The company's head of music Lyor Cohen says the shift will make it a better partner to the recording industry.
Users who treat the site like a music service will by stymied by more ads, said Cohen, the head of music at YouTube. "You're not going to be happy after you are jamming 'Stairway To Heaven' and you get an ad right after that," he said.
Bloomberg reports that Cohen, who has worked in the record business for 30 years, "Prevailed upon his colleagues and bosses to make some changes to 'be good partners' to the music industry." The aim is to "frustrate and seduce" viewers into becoming subscribers and in the process quell the criticism about the lack of proper payments to musicians and label companies.

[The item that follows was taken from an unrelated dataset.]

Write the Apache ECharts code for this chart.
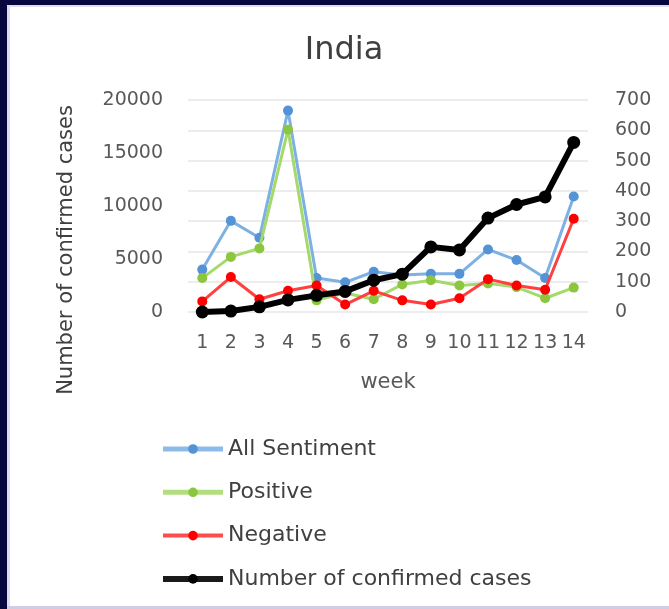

Last May, a Google-commissioned report demonstrating YouTube's positive impact on the music industry was met with suspicion. While YouTube has attempted to enter the streaming space with services like YouTube Music Key and YouTube Red, with limited results, it plans to launch a new service, tentatively called Remix, later this year.
A YouTube spokesperson told Resident Advisor: "Our top priority at YouTube is to deliver a great user experience and that includes ensuring users do not encounter excessive ad loads. We do not seek to specifically increase ad loads across YouTube. For a specific subset of users who use YouTube like a paid music service today—and would benefit most from additional features—we may show more ads or promotional prompts to upsell to our paid service."